The valet brought the car to the curb and opened the door for me. I slid into the seat, as Liam walked around and sat down. "Don't shut me out."
"I just can't," I mumbled.
As we pulled out, Liam reached his hand over to me. I slipped my hand in his, lacing our hands together.
The drive home was silent. I stared out the passenger window, watching the streetlights pass in a blur.
Liam hadn't given me a reason to doubt him, but neither had Rick when we'd first met. I'd dated a little. It wasn't like I was a nun or anything like that. I hadn't had more than a date or two with anyone in particular. I just couldn't let myself go there, and frankly, no one had seemed worth the trouble. Liam was the first man that I'd gotten close to. I barely knew him, but I was already falling in love. Rick's presence during lunch had reminded me how quickly that could turn. Maybe running into him had been a sign that I was headed down the same path again. Liam isn't Rick. Maybe he's worse. I had no proof, but my insecurities were quickly unraveling into self-pity.
Liam didn't make any further attempts to talk to me. I glanced at him to see his jaw was stiff. For all I knew, he was thinking of the best way to let me down easily, or maybe he would be cruel and just blow me off. He was still holding my hand, but that could be his attempt to throw me off. At the first sign of trouble, Liam would bail. He was great, but he didn't need to deal with my bullshit. He was good-looking, fun-loving, tenderhearted, and sexy as hell. He could have anyone. He was probably thinking of all his options. My heart hurt at the thought that he would move on.
As we pulled up to my house, I was prepared for him to leave the car running. Instead, he turned off the engine and swiveled his body toward me. I hoped he wasn't going to be sadistic.
"Are you going to talk to me?" His voice was soft, almost pained.
As I stared out the windshield, I wondered if I should plant some flowers under the window. I wanted to think about anything other than what was about to happen.
"I don't know what to say or how to say it." That was as honest as I could get.
He still hadn't let go of my hand. With our hands connected, I didn't know where his began and my ended. When he pulled away, the moment changed. He got out of the car and walked around to the passenger side as I pulled out my keys. He opened the car door, being the gentleman he was, and of course, I thought this was malicious on h
is part. He was torturing me with kindness.
I opened the front door, and he followed me inside. Then, all hell broke loose. He pulled me into an embrace. Looking down at me, he kissed me. At first, it was gentle and soft, but it escalated into passionate and intense. Pulling away, he stepped back.
Spellbound by his gaze, I trusted and longed for him.

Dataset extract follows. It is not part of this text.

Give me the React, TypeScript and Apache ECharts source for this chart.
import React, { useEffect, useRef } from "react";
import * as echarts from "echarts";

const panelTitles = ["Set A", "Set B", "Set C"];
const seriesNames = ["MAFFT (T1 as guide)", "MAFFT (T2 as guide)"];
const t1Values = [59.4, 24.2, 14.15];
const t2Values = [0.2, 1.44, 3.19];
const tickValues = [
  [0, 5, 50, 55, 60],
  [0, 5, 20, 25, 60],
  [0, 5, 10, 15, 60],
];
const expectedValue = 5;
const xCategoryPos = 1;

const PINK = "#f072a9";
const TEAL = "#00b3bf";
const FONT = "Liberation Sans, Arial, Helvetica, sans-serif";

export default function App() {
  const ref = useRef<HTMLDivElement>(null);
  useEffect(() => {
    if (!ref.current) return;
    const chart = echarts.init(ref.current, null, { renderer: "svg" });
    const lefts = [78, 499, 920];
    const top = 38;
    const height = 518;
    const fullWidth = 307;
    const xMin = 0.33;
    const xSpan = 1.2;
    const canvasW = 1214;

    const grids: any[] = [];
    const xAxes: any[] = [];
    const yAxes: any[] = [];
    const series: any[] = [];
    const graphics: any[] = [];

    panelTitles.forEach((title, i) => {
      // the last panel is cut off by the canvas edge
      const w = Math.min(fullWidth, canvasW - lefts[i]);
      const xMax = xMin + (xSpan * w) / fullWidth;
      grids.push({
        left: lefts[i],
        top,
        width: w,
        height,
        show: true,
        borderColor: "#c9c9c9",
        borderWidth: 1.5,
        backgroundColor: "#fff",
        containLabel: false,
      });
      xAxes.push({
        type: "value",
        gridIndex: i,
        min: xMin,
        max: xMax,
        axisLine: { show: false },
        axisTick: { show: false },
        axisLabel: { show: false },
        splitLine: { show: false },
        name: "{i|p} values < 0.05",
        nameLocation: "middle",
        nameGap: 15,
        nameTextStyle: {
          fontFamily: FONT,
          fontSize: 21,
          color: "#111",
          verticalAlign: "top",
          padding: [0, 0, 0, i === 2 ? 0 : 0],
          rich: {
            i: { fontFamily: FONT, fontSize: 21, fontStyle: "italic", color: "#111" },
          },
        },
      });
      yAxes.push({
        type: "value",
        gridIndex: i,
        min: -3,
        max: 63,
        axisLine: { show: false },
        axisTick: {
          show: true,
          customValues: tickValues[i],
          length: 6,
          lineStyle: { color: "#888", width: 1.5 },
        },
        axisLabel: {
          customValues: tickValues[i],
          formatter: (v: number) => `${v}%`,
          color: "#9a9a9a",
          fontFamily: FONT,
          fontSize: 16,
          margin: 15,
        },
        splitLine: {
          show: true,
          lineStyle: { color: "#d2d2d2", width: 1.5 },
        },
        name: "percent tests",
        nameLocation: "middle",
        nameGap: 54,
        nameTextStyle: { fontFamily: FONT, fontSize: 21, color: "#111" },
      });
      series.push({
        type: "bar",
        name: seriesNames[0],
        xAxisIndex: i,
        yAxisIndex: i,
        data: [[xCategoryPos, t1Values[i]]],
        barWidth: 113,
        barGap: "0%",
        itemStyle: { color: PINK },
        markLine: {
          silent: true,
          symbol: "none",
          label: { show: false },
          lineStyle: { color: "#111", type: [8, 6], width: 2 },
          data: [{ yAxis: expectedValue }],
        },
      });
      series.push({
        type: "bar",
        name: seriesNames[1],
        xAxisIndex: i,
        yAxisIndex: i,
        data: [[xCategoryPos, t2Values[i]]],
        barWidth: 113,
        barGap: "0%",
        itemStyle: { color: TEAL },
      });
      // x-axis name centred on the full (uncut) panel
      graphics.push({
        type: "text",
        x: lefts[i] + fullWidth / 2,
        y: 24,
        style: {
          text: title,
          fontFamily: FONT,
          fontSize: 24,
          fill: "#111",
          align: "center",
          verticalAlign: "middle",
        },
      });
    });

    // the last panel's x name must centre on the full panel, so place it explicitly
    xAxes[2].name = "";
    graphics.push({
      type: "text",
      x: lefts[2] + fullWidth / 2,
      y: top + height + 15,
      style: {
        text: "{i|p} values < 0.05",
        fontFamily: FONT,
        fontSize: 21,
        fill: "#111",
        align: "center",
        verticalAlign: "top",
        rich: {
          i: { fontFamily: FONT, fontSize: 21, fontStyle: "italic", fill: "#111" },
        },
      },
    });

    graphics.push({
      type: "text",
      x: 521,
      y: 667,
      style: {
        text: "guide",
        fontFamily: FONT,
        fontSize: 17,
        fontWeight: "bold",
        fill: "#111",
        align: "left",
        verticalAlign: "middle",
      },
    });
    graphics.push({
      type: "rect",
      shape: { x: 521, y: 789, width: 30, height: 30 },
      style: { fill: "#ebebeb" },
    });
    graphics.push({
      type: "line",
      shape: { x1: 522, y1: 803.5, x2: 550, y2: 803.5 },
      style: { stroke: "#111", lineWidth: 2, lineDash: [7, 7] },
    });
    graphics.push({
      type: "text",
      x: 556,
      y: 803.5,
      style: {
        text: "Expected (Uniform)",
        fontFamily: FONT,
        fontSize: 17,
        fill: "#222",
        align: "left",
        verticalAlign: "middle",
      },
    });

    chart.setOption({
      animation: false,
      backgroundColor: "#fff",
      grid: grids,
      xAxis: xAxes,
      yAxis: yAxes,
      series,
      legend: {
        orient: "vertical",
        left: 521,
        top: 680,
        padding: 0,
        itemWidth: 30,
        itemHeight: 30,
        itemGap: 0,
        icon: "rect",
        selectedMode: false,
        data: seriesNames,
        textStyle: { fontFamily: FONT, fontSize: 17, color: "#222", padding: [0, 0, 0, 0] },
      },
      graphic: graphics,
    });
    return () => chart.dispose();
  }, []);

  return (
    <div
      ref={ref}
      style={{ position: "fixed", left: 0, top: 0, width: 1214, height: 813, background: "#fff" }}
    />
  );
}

He cupped my face. "What's going on with you?"
Closing my eyes, I hoped that everything would magically right itself. When I opened my eyes, that questioning expression was still on his face. I did the only thing I knew. Losing myself, I kissed him with everything I had, and he reciprocated. The passion between us became unbearable. I wanted him. I needed him. My emotions were erratic. My heart beat for him while fear coursed through my veins.
I took off his jacket. My fingers swiftly untucked his shirt. His hands gently remained fixed on my face as mine traveled under his shirt, feeling his taut muscles. I tried to lead him to my bedroom, but he resisted.
"You need to talk to me."
I distracted him with kisses.
He pushed me off of him. "Not like this."

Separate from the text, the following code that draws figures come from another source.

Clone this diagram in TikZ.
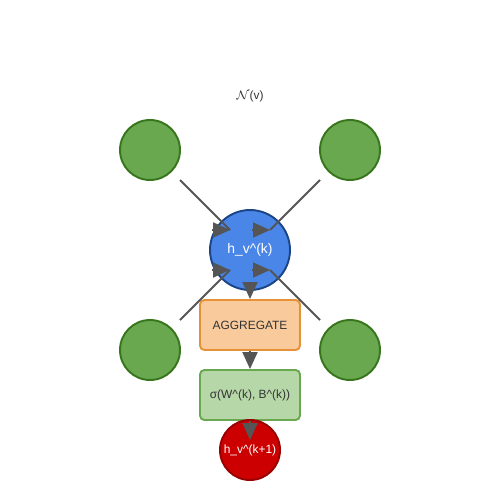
\documentclass[tikz,border=0pt]{standalone}
\usepackage{fontspec}
\setmainfont{Liberation Sans}
\usepackage{xcolor}
\usetikzlibrary{arrows.meta}
\definecolor {leaf}     {HTML}{6AA84F}
\definecolor {leafline} {HTML}{38761D}
\definecolor {self}     {HTML}{4A86E8}
\definecolor {selfline} {HTML}{1C4587}
\definecolor {agg}      {HTML}{F9CB9C}
\definecolor {aggline}  {HTML}{E69138}
\definecolor {upd}      {HTML}{B6D7A8}
\definecolor {out}      {HTML}{CC0000}
\definecolor {outline}  {HTML}{990000}
\definecolor {ink}      {HTML}{333333}
\definecolor {wire}     {HTML}{555555}

\begin{document}
\begin{tikzpicture}[x=0.02cm, y=-0.02cm,
	neighbour/.style={circle, draw=leafline, fill=leaf, line width=1.1pt, minimum size=1.2cm, inner sep=0pt},
	target/.style={circle, draw=selfline, fill=self, line width=1.1pt, minimum size=1.6cm, inner sep=0pt, text=white, font=\fontsize{7.9}{9}\selectfont},
	result/.style={circle, draw=outline, fill=out, line width=1.1pt, minimum size=1.2cm, inner sep=0pt, text=white, font=\fontsize{6.8}{8}\selectfont},
	stage/.style={rectangle, rounded corners=2.5pt, line width=1.1pt, minimum width=2cm, minimum height=1cm, inner sep=0pt, text=ink, font=\fontsize{6.8}{8}\selectfont},
	msg/.style={draw=wire, line width=1.1pt},
	tip/.style={draw=wire, fill=wire, line width=1.1pt, -{Triangle[length=0.34cm, width=0.3cm]}}]

	\useasboundingbox (0, 0) rectangle (500, 500);

	% Label of the neighbourhood
	\node[text=ink, font=\fontsize{6.8}{8}\selectfont] (nbh) at (250, 96) {$\mathcal{N}$(v)};

	% Draw neighbour nodes
	\foreach \name/\x/\y in {nw/150/150, ne/350/150, sw/150/350, se/350/350}
		\node[neighbour] (\name) at (\x, \y) {};

	% Draw the node itself and the update steps
	\node[target] (hv) at (250, 250) {h\_v\textasciicircum(k)};
	\node[stage, draw=aggline, fill=agg] (aggregate) at (250, 325) {AGGREGATE};
	\node[stage, draw=leaf, fill=upd] (update) at (250, 395) {σ(W\textasciicircum(k), B\textasciicircum(k))};
	\node[result] (hnext) at (250, 450) {h\_v\textasciicircum(k+1)};

	% Draw messages from neighbours
	\foreach \name/\sx/\sy/\ex/\ey in {nw/30/30/-20/-20, ne/-30/30/20/-20, sw/30/-30/-20/20, se/-30/-30/20/20} {
		\coordinate (\name-end) at ([shift={(\ex, \ey)}]hv.center);
		\draw[msg] ([shift={(\sx, \sy)}]\name.center) -- (\name-end);
		\draw[tip] ([shift={(-18, 0)}]\name-end) -- (\name-end);
	}

	% Draw flow down
	\draw[tip] (hv.south) -- (aggregate.north);
	\draw[tip] (aggregate.south) -- (update.north);
	\draw[tip] (update.south) -- ([shift={(0, -10)}]hnext.center);

\end{tikzpicture}
\end{document}
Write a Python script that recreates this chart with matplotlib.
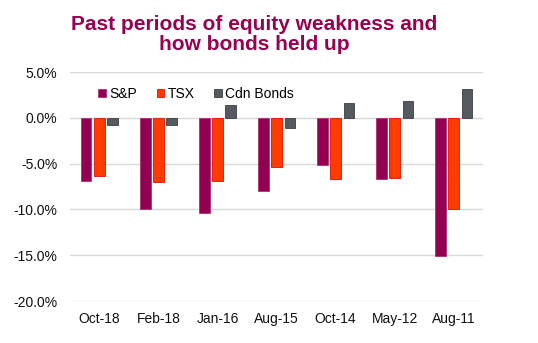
import numpy as np
import matplotlib.pyplot as plt
from matplotlib.ticker import FuncFormatter

# Returns during each equity drawdown window (%)
periods = ["Oct-18", "Feb-18", "Jan-16", "Aug-15", "Oct-14", "May-12", "Aug-11"]
sp500 = [-6.9, -10.0, -10.4, -8.0, -5.2, -6.7, -15.1]
tsx = [-6.4, -7.0, -6.9, -5.4, -6.7, -6.6, -9.9]
cdn_bonds = [-0.8, -0.8, 1.4, -1.1, 1.6, 1.8, 3.2]

plt.rcParams['font.family'] = ['Liberation Sans', 'DejaVu Sans']

fig = plt.figure(figsize=(5.38, 3.43), dpi=100)
ax = fig.add_axes([0.13, 0.1224, 0.768, 0.6676])

x = np.arange(len(periods))
w = 0.18
gap = 0.225
ax.bar(x - gap, sp500, w, color="#930052", edgecolor="#b0306f", linewidth=0.6, label="S&P", zorder=3)
ax.bar(x, tsx, w, color="#ff3b00", edgecolor="#e01000", linewidth=0.6, label="TSX", zorder=3)
ax.bar(x + gap, cdn_bonds, w, color="#555a61", edgecolor="#3a3d42", linewidth=0.6, label="Cdn Bonds", zorder=3)

ax.set_xlim(-0.5, len(periods) - 0.5)
ax.set_ylim(-20, 5)
ax.set_yticks(np.arange(-20, 5.1, 5))
ax.yaxis.set_major_formatter(FuncFormatter(lambda v, p: f"{v:.1f}%"))
ax.set_xticks(x)
ax.set_xticklabels(periods)
ax.tick_params(axis="both", length=0, labelsize=10, colors="#111111")
ax.tick_params(axis="x", pad=8)
ax.tick_params(axis="y", pad=9)
ax.grid(axis="y", color="#d9d9d9", linewidth=1.0, zorder=0)
for s in ax.spines.values():
    s.set_visible(False)

ax.legend(loc="center left", bbox_to_anchor=(0.055, 0.905), ncol=3, frameon=False,
          fontsize=10, handlelength=0.55, handleheight=0.55, handletextpad=0.25,
          columnspacing=1.4, borderaxespad=0)

fig.text(0.472, 0.955, "Past periods of equity weakness and\nhow bonds held up",
         ha="center", va="top", fontsize=15, fontweight="bold", color="#99004f",
         linespacing=1.05)

fig.savefig("out.png", dpi=100)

I turned away from him, feeling rejected. "You don't want me?" I asked, my voice shaking. My heart sank as the despair fueling my insanity went into overdrive.
He reached for me. "Don't even go there. You have no idea how much I want you." Again, he asked me, "What happened? Talk to me for Christ's sake."
"Fine, but you aren't going to like it." My voice and heart were defeated and frustrated. Stepping away, I leaned against the back of the couch and turned to face him again. "I ran into my ex today, and it's fucked with my head," I blurted out.
His expression shifted from concern to either hurt or jealousy. Maybe it was both. His jaw tensed. He hadn't expected that admission. This wasn't going to be good.